Exploring a Hidden Gem in Pleasantville

The Gordon Parks Foundation front entrance as seen from across the street. Obtained from the Gordon Parks Foundation website

Hidden amongst businesses and restaurants along a bustling street in Pleasantville is an art gallery that is free to the public. At 48 Wheeler Ave in Pleasantville, The Gordon Parks Foundation houses dozens of Gordon Parks’ photographs. The current exhibit at the foundation is all about Cuban history and culture and features photographs Parks took in Cuba during his time at Life magazine. The subject of many of these photographs is Cuban fashion specifically.

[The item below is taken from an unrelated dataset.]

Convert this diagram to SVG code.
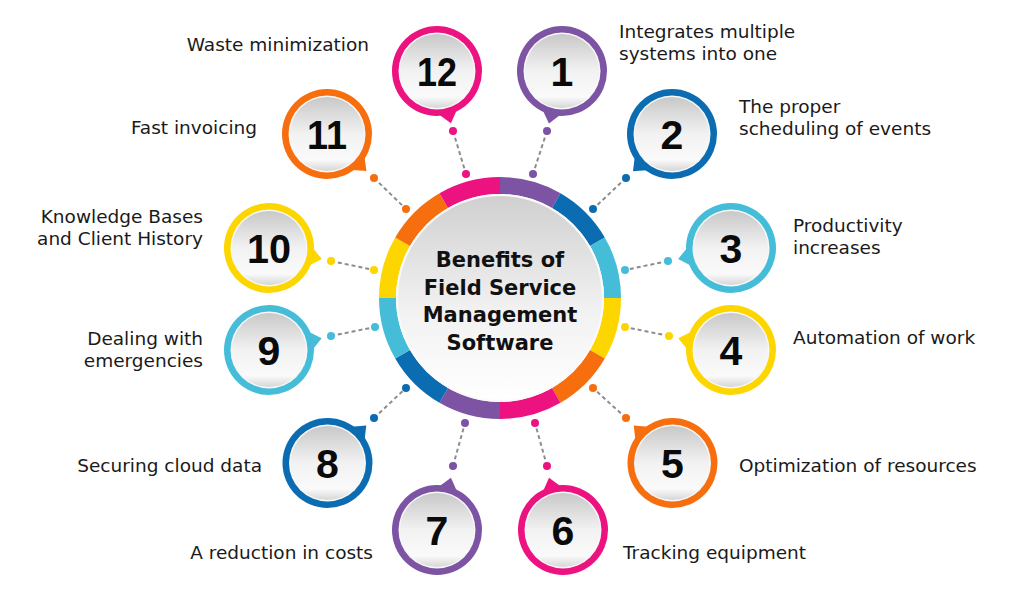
<svg xmlns="http://www.w3.org/2000/svg" width="1017" height="600" viewBox="0 0 1017 600">
<defs>
<linearGradient id="gNode" x1="0" y1="0" x2="0" y2="1">
<stop offset="0" stop-color="#c8c8c8"/>
<stop offset="0.5" stop-color="#f2f2f2"/>
<stop offset="0.85" stop-color="#fafafa"/>
<stop offset="1" stop-color="#d6d6d6"/>
</linearGradient>
<linearGradient id="gCenter" x1="0" y1="0" x2="0" y2="1">
<stop offset="0" stop-color="#d0d0d0"/>
<stop offset="0.55" stop-color="#f1f1f1"/>
<stop offset="1" stop-color="#ffffff"/>
</linearGradient>
<path id="tail" d="M 38,-13 L 54,0 L 38,13 Z"/>
</defs>
<style>
.purple{fill:#7c54a3}.blue{fill:#0b6cb2}.cyan{fill:#46bdd8}.yellow{fill:#fdd600}.orange{fill:#f76e0e}.pink{fill:#ec1380}
.seg{fill:none;stroke-width:17}
.s-purple{stroke:#7c54a3}.s-blue{stroke:#0b6cb2}.s-cyan{stroke:#46bdd8}.s-yellow{stroke:#fdd600}.s-orange{stroke:#f76e0e}.s-pink{stroke:#ec1380}
.rim{fill:#f7f7f7}
.face{fill:url(#gNode)}
.num{font-family:"Liberation Sans",Arial,sans-serif;font-weight:700;font-size:41px;fill:#0a0a0a;text-anchor:middle}
.lbl{font-family:"DejaVu Sans",sans-serif;font-size:18.5px;fill:#1a1a1a}
.end{text-anchor:end}
.title{font-family:"DejaVu Sans",sans-serif;font-weight:700;font-size:21px;fill:#111;text-anchor:middle}
.dash{stroke:#8c8c8c;stroke-width:2;stroke-dasharray:4 3;fill:none}
</style>
<rect width="1017" height="600" fill="#ffffff"/>

<g id="connectors">
<line class="dash" x1="547" y1="131" x2="533" y2="174"/>
<line class="dash" x1="453" y1="131" x2="466" y2="174"/>
<line class="dash" x1="626" y1="178" x2="593" y2="209"/>
<line class="dash" x1="374" y1="178" x2="406" y2="209"/>
<line class="dash" x1="668" y1="261" x2="625" y2="270"/>
<line class="dash" x1="331" y1="261" x2="374" y2="270"/>
<line class="dash" x1="669" y1="336" x2="625" y2="327"/>
<line class="dash" x1="331" y1="336" x2="375" y2="327"/>
<line class="dash" x1="626" y1="418" x2="593" y2="388"/>
<line class="dash" x1="374" y1="418" x2="406" y2="388"/>
<line class="dash" x1="547" y1="466" x2="535" y2="423"/>
<line class="dash" x1="453" y1="466" x2="465" y2="423"/>
<circle class="purple" cx="547" cy="131" r="4"/><circle class="purple" cx="533" cy="174" r="4"/>
<circle class="pink" cx="453" cy="131" r="4"/><circle class="pink" cx="466" cy="174" r="4"/>
<circle class="blue" cx="626" cy="178" r="4"/><circle class="blue" cx="593" cy="209" r="4"/>
<circle class="orange" cx="374" cy="178" r="4"/><circle class="orange" cx="406" cy="209" r="4"/>
<circle class="cyan" cx="668" cy="261" r="4"/><circle class="cyan" cx="625" cy="270" r="4"/>
<circle class="yellow" cx="331" cy="261" r="4"/><circle class="yellow" cx="374" cy="270" r="4"/>
<circle class="yellow" cx="669" cy="336" r="4"/><circle class="yellow" cx="625" cy="327" r="4"/>
<circle class="cyan" cx="331" cy="336" r="4"/><circle class="cyan" cx="375" cy="327" r="4"/>
<circle class="orange" cx="626" cy="418" r="4"/><circle class="orange" cx="593" cy="388" r="4"/>
<circle class="blue" cx="374" cy="418" r="4"/><circle class="blue" cx="406" cy="388" r="4"/>
<circle class="pink" cx="547" cy="466" r="4"/><circle class="pink" cx="535" cy="423" r="4"/>
<circle class="purple" cx="453" cy="466" r="4"/><circle class="purple" cx="465" cy="423" r="4"/>
</g>

<g id="center">
<path class="seg s-purple" d="M 500,185.5 A 112.5 112.5 0 0 1 556.25,200.57"/>
<path class="seg s-blue" d="M 556.25,200.57 A 112.5 112.5 0 0 1 597.43,241.75"/>
<path class="seg s-cyan" d="M 597.43,241.75 A 112.5 112.5 0 0 1 612.5,298"/>
<path class="seg s-yellow" d="M 612.5,298 A 112.5 112.5 0 0 1 597.43,354.25"/>
<path class="seg s-orange" d="M 597.43,354.25 A 112.5 112.5 0 0 1 556.25,395.43"/>
<path class="seg s-pink" d="M 556.25,395.43 A 112.5 112.5 0 0 1 500,410.5"/>
<path class="seg s-purple" d="M 500,410.5 A 112.5 112.5 0 0 1 443.75,395.43"/>
<path class="seg s-blue" d="M 443.75,395.43 A 112.5 112.5 0 0 1 402.57,354.25"/>
<path class="seg s-cyan" d="M 402.57,354.25 A 112.5 112.5 0 0 1 387.5,298"/>
<path class="seg s-yellow" d="M 387.5,298 A 112.5 112.5 0 0 1 402.57,241.75"/>
<path class="seg s-orange" d="M 402.57,241.75 A 112.5 112.5 0 0 1 443.75,200.57"/>
<path class="seg s-pink" d="M 443.75,200.57 A 112.5 112.5 0 0 1 500,185.5"/>
<circle cx="500" cy="298" r="104" fill="#fafafa"/>
<circle cx="500" cy="298" r="102" fill="url(#gCenter)"/>
<text class="title" x="500" y="267">Benefits of</text>
<text class="title" x="500" y="295">Field Service</text>
<text class="title" x="500" y="322">Management</text>
<text class="title" x="500" y="350">Software</text>
</g>

<g id="node-1">
<g transform="translate(562,71)"><use href="#tail" class="purple" transform="rotate(104)"/><circle r="45" class="purple"/><circle r="38.5" class="rim"/><circle r="37" class="face"/><text class="num" y="14.7">1</text></g>
<text class="lbl" x="619" y="38">Integrates multiple</text>
<text class="lbl" x="619" y="60">systems into one</text>
</g>
<g id="node-2">
<g transform="translate(672,134)"><use href="#tail" class="blue" transform="rotate(136.3)"/><circle r="45" class="blue"/><circle r="38.5" class="rim"/><circle r="37" class="face"/><text class="num" y="14.7">2</text></g>
<text class="lbl" x="739" y="113">The proper</text>
<text class="lbl" x="739" y="135">scheduling of events</text>
</g>
<g id="node-3">
<g transform="translate(731,248)"><use href="#tail" class="cyan" transform="rotate(168.3)"/><circle r="45" class="cyan"/><circle r="38.5" class="rim"/><circle r="37" class="face"/><text class="num" y="14.7">3</text></g>
<text class="lbl" x="793" y="232">Productivity</text>
<text class="lbl" x="793" y="254">increases</text>
</g>
<g id="node-4">
<g transform="translate(731,350)"><use href="#tail" class="yellow" transform="rotate(192.7)"/><circle r="45" class="yellow"/><circle r="38.5" class="rim"/><circle r="37" class="face"/><text class="num" y="14.7">4</text></g>
<text class="lbl" x="793" y="344">Automation of work</text>
</g>
<g id="node-5">
<g transform="translate(672.5,463)"><use href="#tail" class="orange" transform="rotate(224.1)"/><circle r="45" class="orange"/><circle r="38.5" class="rim"/><circle r="37" class="face"/><text class="num" y="14.7">5</text></g>
<text class="lbl" x="739" y="472">Optimization of resources</text>
</g>
<g id="node-6">
<g transform="translate(563,530)"><use href="#tail" class="pink" transform="rotate(255)"/><circle r="45" class="pink"/><circle r="38.5" class="rim"/><circle r="37" class="face"/><text class="num" y="14.7">6</text></g>
<text class="lbl" x="623" y="559">Tracking equipment</text>
</g>
<g id="node-7">
<g transform="translate(437,530)"><use href="#tail" class="purple" transform="rotate(285)"/><circle r="45" class="purple"/><circle r="38.5" class="rim"/><circle r="37" class="face"/><text class="num" y="14.7">7</text></g>
<text class="lbl end" x="373" y="559">A reduction in costs</text>
</g>
<g id="node-8">
<g transform="translate(327.5,463)"><use href="#tail" class="blue" transform="rotate(-44.1)"/><circle r="45" class="blue"/><circle r="38.5" class="rim"/><circle r="37" class="face"/><text class="num" y="14.7">8</text></g>
<text class="lbl end" x="262" y="472">Securing cloud data</text>
</g>
<g id="node-9">
<g transform="translate(269,350)"><use href="#tail" class="cyan" transform="rotate(-12.7)"/><circle r="45" class="cyan"/><circle r="38.5" class="rim"/><circle r="37" class="face"/><text class="num" y="14.7">9</text></g>
<text class="lbl end" x="203" y="345">Dealing with</text>
<text class="lbl end" x="203" y="367">emergencies</text>
</g>
<g id="node-10">
<g transform="translate(269,248)"><use href="#tail" class="yellow" transform="rotate(11.8)"/><circle r="45" class="yellow"/><circle r="38.5" class="rim"/><circle r="37" class="face"/><text class="num" y="14.7" textLength="44" lengthAdjust="spacingAndGlyphs">10</text></g>
<text class="lbl end" x="203" y="223">Knowledge Bases</text>
<text class="lbl end" x="203" y="245">and Client History</text>
</g>
<g id="node-11">
<g transform="translate(327,134)"><use href="#tail" class="orange" transform="rotate(43.1)"/><circle r="45" class="orange"/><circle r="38.5" class="rim"/><circle r="37" class="face"/><text class="num" y="14.7" textLength="40" lengthAdjust="spacingAndGlyphs">11</text></g>
<text class="lbl end" x="257" y="134">Fast invoicing</text>
</g>
<g id="node-12">
<g transform="translate(437,71)"><use href="#tail" class="pink" transform="rotate(75.1)"/><circle r="45" class="pink"/><circle r="38.5" class="rim"/><circle r="37" class="face"/><text class="num" y="14.7" textLength="40" lengthAdjust="spacingAndGlyphs">12</text></g>
<text class="lbl end" x="369" y="51">Waste minimization</text>
</g>
</svg>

The front entrance of the Gordon Parks Foundation, displaying the José Parlá Cuba collection.
Photo by Leanna Ward

Born into poverty and segregation in Kansas in 1912, Gordon Parks made a name for himself through fashion photography, before changing the subject matter of his photos to real-life situations. Gordon Parks was an immensely impactful artist of multiple mediums; he began photographing American life and culture in the 1940s. His images were focused on race relations and the civil rights movement. In 1948 he became the first black person to work at Life magazine when he started as a staff photographer. It was during his time at Life magazine that he created his most well-known works. Parks took photographs, made films, published writing, and composed music until his death in 2006. Gordon Parks is known to many as the most significant American photographer of the 20th century.

As seen from inside the exhibit: “A Cuban Way With Styles” Photographs by Gordon Parks
LIFE, May 1958.

The Gordon Parks Foundation website, the foundation “permanently preserves the work of Gordon Parks, makes it available to the public through exhibitions, publications, and programs and supports artistic and educational activities that advance what Gordon described as ‘the common search for a better life and a better world.'” 

Parks co-founded the Foundation in 2006 along with his longtime friend and editor at Life magazine, Philip B. Kunhardt, Jr. The foundation was created to preserve Parks’ creative work and support the next generation of artists to be motivated by social justice. 

Currently, the foundation has an exhibit of paintings by an American painter and filmmaker, José Parlá. Parlá has created abstract paintings for 25 years. His paintings explore the multiplicity of cities that have served as crossroads in his life. The focus of José Parlá’s exhibit is his work relating to Cuba. In addition to being a prolific painter, he is a fellow of the Gordon Parks Foundation. Parlá’s 30-minute film, The Wrinkles Of The City, La Habana (2012), is also on display at the foundation. This film features photographic and audio portraits of twenty-five senior citizens who lived through the Cuban Revolution. Many of Parlá’s paintings hang around the exhibit, mixed with Gordon Parks’ photographs.

As seen from the exhibit: Collection of paintings by José Parlá

Today, archives of Parks’s works are spread amongst galleries and museums; including The Gordon Parks Foundation, The Gordon Parks Museum (Fort Scott, Kansas), Wichita State University, the Library of Congress, the National Archives, and the Smithsonian.

A new exhibit will open at the foundation’s gallery December 11. This exhibition will present photographs shot by Ralph Ellison in the 1940s in New York. These photographs will be shown alongside a selection of images made by Parks at the same time. The Gordon Parks Foundation is open Wednesday – Friday, 10 a.m.- 4 p.m.